Internet-Drafts are draft documents valid for a maximum of six months and may be updated, replaced, or obsoleted by other documents at any time. It is inappropriate to use Internet-Drafts as reference material or to cite them other than as "work in progress."
This Internet-Draft will expire on May 03, 2012.
Copyright (c) 2011 IETF Trust and the persons identified as the document authors. All rights reserved.
This document is subject to BCP 78 and the IETF Trust's Legal Provisions Relating to IETF Documents (http://trustee.ietf.org/license-info) in effect on the date of publication of this document. Please review these documents carefully, as they describe your rights and restrictions with respect to this document. Code Components extracted from this document must include Simplified BSD License text as described in Section 4.e of the Trust Legal Provisions and are provided without warranty as described in the Simplified BSD License.
Server virtualization is increasingly becoming the norm in data centers. With server virtualization, each physical server supports multiple virtual machines (VMs), each running its own operating system, middleware and applications. Virtualization is a key enabler of workload agility, i.e., allowing any server to host any application and providing the flexibility of adding, shrinking, or moving services within the physical infrastructure. Server virtualization provides numerous benefits, including higher utilization, increased data security, reduced user downtime, reduced power usage, etc.

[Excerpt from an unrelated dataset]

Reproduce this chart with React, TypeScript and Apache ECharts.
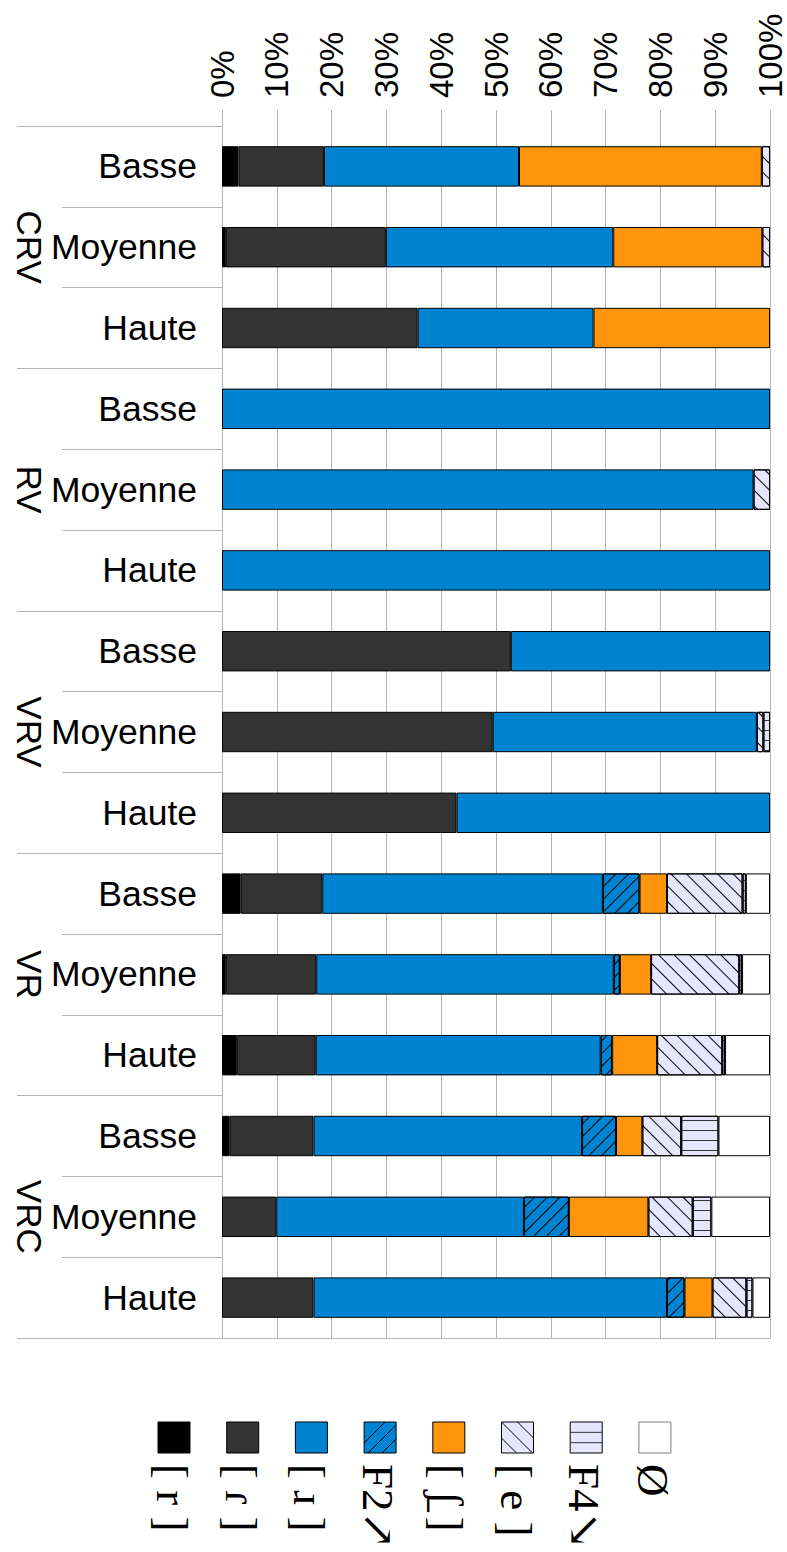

Large scale multi-tenant data centers are taking advantage of the benefits of server virtualization to provide a new kind of hosting, a virtual hosted data center. Multi-tenant data centers are ones in which each tenant could belong to a different company (in the case of a public provider) or a different department (in the case of a internal company data center). Each tenant has the expectation of a level of security and privacy separating their resources from those of other tenants. Each virtual data center looks similar to its physical counterpart, consisting of end stations connected by a network, complete with services such as load balancers and firewalls. The network within each virtual data center can be a pure routed network, a pure bridged network or a combination of bridged and routed network. The key requirement is that each such virtual network is isolated from the others, whether the networks belong to the same tenant or different tenants.

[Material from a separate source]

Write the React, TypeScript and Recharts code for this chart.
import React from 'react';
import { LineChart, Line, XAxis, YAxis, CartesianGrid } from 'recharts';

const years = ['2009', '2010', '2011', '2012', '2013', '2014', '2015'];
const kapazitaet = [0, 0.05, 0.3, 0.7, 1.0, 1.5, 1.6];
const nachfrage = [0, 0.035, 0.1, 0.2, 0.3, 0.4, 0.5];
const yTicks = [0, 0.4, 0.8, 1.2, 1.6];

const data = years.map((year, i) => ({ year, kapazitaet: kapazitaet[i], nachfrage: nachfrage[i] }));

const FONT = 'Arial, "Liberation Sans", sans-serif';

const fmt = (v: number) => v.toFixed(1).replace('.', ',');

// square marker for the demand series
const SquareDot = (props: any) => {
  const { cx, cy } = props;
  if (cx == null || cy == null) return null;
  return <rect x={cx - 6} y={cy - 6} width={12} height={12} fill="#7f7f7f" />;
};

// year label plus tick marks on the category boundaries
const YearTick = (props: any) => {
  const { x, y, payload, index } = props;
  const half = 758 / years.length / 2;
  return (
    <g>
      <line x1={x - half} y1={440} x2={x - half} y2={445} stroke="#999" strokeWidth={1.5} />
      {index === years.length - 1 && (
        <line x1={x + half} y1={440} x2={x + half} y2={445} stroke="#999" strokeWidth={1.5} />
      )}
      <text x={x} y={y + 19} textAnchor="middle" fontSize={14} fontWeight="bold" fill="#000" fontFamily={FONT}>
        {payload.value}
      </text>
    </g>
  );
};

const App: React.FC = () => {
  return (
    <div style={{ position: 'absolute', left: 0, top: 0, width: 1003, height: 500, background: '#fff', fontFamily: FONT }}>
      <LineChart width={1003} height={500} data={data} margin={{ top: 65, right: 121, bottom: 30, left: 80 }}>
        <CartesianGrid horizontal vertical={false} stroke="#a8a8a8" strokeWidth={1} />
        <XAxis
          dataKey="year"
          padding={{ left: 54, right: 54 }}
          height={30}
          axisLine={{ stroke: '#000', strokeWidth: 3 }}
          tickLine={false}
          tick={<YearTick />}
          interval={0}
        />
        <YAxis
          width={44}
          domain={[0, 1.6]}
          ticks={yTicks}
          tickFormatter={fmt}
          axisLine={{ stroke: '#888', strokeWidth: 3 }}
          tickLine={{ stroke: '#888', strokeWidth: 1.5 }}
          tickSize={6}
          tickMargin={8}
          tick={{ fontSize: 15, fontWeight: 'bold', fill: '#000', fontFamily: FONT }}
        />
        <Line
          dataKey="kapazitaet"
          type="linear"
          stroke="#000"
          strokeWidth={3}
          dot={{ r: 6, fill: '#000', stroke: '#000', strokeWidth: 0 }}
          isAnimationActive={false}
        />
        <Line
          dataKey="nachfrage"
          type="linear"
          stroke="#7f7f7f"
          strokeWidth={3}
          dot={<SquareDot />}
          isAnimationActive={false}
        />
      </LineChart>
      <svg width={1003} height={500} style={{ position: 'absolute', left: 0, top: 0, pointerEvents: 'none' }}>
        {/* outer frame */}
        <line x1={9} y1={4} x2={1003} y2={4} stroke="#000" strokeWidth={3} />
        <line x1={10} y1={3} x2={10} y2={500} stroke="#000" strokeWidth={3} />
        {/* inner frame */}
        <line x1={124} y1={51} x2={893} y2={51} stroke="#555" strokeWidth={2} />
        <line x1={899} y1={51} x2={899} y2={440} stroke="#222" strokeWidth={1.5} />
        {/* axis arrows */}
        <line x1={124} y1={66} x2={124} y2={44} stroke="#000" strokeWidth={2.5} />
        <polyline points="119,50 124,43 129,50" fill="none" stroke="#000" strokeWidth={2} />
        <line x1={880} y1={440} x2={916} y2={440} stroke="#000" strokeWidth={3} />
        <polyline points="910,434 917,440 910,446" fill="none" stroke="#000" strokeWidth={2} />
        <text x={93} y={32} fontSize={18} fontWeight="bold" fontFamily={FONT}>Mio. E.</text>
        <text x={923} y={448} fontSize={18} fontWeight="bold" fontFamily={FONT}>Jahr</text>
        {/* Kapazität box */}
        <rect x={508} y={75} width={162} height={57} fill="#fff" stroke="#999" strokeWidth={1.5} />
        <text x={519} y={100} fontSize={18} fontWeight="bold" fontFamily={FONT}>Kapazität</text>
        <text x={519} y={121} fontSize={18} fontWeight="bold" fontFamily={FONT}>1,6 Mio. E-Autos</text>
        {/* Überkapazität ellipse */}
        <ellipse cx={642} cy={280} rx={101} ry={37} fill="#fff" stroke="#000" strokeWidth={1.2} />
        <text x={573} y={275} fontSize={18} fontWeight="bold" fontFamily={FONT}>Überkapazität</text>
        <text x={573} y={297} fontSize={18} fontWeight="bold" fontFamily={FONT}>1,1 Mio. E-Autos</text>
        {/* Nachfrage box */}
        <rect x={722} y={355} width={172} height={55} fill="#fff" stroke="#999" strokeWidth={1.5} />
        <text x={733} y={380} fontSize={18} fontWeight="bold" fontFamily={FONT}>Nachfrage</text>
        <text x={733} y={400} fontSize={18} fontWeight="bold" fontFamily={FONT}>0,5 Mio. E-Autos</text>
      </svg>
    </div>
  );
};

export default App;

This document outlines the problems encountered in scaling the number of isolated networks in a data center, as well as the problems of managing the creation/deletion, membership and span of these networks and makes the case that an overlay based approach, where individual networks are implemented within individual virtual networks that are dynamically controlled by a standardized control plane provides a number of advantages over current approaches. The purpose of this document is to identify the set of problems that any solution has to address in building multi-tenant data centers. With this approach, the goal is to allow the construction of standardized, interoperable implementations to allow the construction of multi-tenant data centers.
Section 2 describes the problem space details. Section 3 defines virtual networks. Section 4 provides a general discussion of overlays and standardization issues. Section 5 discusses the control plane issues that require addressing for virtual networks. Section 6 and 7 discuss related work and further work.

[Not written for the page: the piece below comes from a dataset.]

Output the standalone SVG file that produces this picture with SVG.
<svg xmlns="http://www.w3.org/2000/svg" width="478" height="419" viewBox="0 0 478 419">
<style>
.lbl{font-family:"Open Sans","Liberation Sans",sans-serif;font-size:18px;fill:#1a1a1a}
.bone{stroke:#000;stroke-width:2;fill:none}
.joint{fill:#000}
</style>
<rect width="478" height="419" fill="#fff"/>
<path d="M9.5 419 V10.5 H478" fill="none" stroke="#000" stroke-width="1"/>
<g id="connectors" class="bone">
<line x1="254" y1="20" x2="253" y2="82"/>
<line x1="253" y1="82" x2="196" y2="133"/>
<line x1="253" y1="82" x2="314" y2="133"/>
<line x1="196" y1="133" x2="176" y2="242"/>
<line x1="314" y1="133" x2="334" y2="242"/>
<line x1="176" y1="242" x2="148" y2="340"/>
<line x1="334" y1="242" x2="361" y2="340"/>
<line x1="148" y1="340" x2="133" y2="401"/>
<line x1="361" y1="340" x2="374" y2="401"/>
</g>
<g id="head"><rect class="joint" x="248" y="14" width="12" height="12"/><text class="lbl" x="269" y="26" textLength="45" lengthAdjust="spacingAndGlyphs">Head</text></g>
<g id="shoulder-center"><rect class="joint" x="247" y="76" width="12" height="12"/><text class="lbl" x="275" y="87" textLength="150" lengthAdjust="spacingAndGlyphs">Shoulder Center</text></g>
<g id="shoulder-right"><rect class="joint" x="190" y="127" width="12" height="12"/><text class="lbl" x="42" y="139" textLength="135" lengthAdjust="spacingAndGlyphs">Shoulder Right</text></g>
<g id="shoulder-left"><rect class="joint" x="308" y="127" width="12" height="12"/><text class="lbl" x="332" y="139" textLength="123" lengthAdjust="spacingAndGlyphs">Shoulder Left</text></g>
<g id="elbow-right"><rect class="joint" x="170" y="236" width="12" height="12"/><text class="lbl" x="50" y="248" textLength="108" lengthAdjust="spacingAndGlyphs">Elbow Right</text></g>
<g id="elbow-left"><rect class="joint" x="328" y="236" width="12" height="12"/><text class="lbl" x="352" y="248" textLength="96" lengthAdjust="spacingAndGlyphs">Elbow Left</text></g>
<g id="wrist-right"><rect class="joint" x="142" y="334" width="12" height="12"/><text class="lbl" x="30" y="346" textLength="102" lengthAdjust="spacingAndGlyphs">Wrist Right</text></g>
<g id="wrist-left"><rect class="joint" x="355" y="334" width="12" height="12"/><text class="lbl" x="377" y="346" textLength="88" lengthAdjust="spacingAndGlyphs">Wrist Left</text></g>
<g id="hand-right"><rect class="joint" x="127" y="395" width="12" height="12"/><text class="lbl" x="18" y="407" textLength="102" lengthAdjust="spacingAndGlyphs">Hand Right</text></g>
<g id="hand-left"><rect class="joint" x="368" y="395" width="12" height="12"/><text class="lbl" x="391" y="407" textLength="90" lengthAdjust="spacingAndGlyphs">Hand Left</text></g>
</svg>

The following subsections describe aspects of multi-tenant networking that pose problems for large scale network infrastructure. Different problem aspects may arise based on the network architecture and scale.
Cloud computing involves on-demand elastic provisioning of resources for multi-tenant environments. A common example of cloud computing is the public cloud, where a cloud service provider offers these elastic services to multiple customers over the same infrastructure. This elastic on-demand nature in conjunction with trusted hypervisors to control network access by VMs calls for resilient distributed network control mechanisms.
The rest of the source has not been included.